Ils font également valoir que la mise à mort d’un bébé phoque n’est pas plus cruelle que celle d’un adulte. «Au contraire, comme il ne peut pas se déplacer, il y a moins de chances qu’on le blesse», explique M. Thériault, qui ne comprend pas qu’on permette l’abattage de veaux et d’agneaux, mais pas celle de blanchons.

Il croit aussi que la population canadienne n’est pas fermée au retour de la chasse aux blanchons, et ce, malgré les campagnes «à coups de millions» menées par les regroupements qui se portent à la défense des animaux.
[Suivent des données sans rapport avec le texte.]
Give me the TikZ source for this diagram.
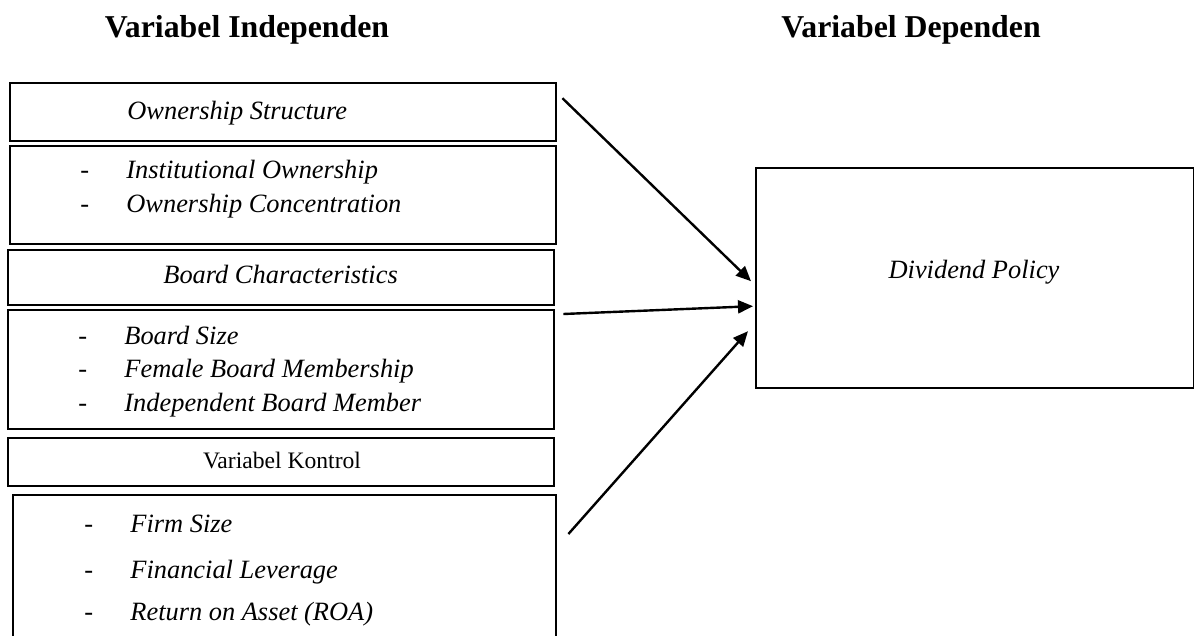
\documentclass[tikz,border=0pt]{standalone}
\usepackage{fontspec}
\setmainfont{Liberation Serif}
\usetikzlibrary{arrows.meta,calc}

\tikzset{
  box/.style={draw, line width=1.2pt, anchor=north west, inner sep=0pt},
  head/.style={font=\fontsize{15.9}{19}\selectfont\bfseries, anchor=base, inner sep=0pt},
  item/.style={font=\fontsize{13.2}{16}\selectfont\itshape, anchor=base west, inner sep=0pt},
  arrow/.style={line width=1.2pt, -{Triangle[length=7.5pt,width=6.5pt]}}
}
\newcommand{\li}[1]{\makebox[23pt][l]{\upshape-}#1}

\begin{document}
\begin{tikzpicture}[x=0.5pt,y=-0.5pt]
		\useasboundingbox (0,0) rectangle (1194,636);
		\clip (0,0) rectangle (1194,636);
		
		% headings
		\node[head] (hind) at (247,38) {Variabel Independen};
		\node[head] (hdep) at (911,38) {Variabel Dependen};
		
		% ownership structure
		\node[box, minimum width=273pt, minimum height=29pt] (own) at (9,82) {};
		\node[item] (ownT) at (127,120) {Ownership Structure};
		\node[box, minimum width=273pt, minimum height=49pt] (ownlist) at (9,145) {};
		\node[item] (o1) at (80,179) {\li{Institutional Ownership}};
		\node[item] (o2) at (80,213) {\li{Ownership Concentration}};
		
		% board characteristics
		\node[box, minimum width=273pt, minimum height=27.5pt] (board) at (7,249) {};
		\node[item] (boardT) at (163,284) {Board Characteristics};
		\node[box, minimum width=273pt, minimum height=59.5pt] (boardlist) at (7,309) {};
		\node[item] (b1) at (78,344) {\li{Board Size}};
		\node[item] (b2) at (78,377) {\li{Female Board Membership}};
		\node[item] (b3) at (78,411) {\li{Independent Board Member}};
		
		% control variables
		\node[box, minimum width=273pt, minimum height=24pt] (ctrl) at (7,437) {};
		\node[anchor=base, inner sep=0pt, font=\fontsize{11.8}{14}\selectfont] (ctrlT) at (282,468) {Variabel Kontrol};
		\node[box, minimum width=271.5pt, minimum height=85pt] (ctrllist) at (12,494) {};
		\node[item] (c1) at (84,532) {\li{Firm Size}};
		\node[item] (c2) at (84,578) {\li{Financial Leverage}};
		\node[item] (c3) at (84,620) {\li{Return on Asset (ROA)}};
		
		% dependent variable
		\node[box, minimum width=219pt, minimum height=110pt] (div) at (755,167) {};
		\node[item, anchor=center] (divT) at (974,272) {Dividend Policy};
		
		% arrows
		\draw[arrow] ($(own.east)+(5,-14)$) -- ($(div.west)+(-4,3)$);
		\draw[arrow] ($(boardlist.north east)+(8,5)$) -- ($(div.west)+(-2,28)$);
		\draw[arrow] ($(ctrllist.north east)+(11,40)$) -- ($(div.west)+(-7,53)$);
		
	\end{tikzpicture}
\end{document}
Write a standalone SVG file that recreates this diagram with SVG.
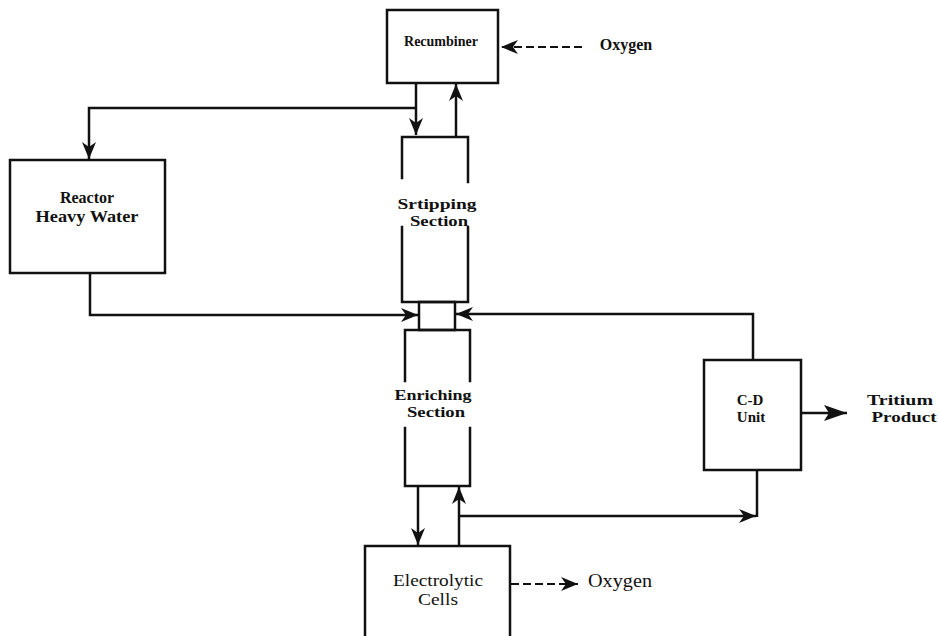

Selon un sondage Léger mené par Internet en juin 2013 auprès de 1502 Canadiens pour le compte de l’Association (la marge d’erreur n’est pas disponible), 37 % d’entre eux se disaient favorables, contre 35 % en défaveur et 27 % préféraient ne pas répondre.

La directrice de programmes au Fonds international pour la protection des animaux (IFAW), Sheryl Fink, croit que le retour à la chasse aux blanchons porterait un coup fatal au marché du phoque, déjà passablement amoché depuis que l’Union européenne interdit l’importation de ses produits dérivés en 2010. «Ce serait désastreux dans l’opinion publique», avance celle qui dénonce du même coup la volonté des chasseurs de revenir en arrière avec des pratiques «cruelles».

«Le Gouvernement du Canada n’envisage pas de permettre la chasse aux blanchons», a pour sa part affirmé la porte-parole de Pêches et Océans, Mélanie Carker.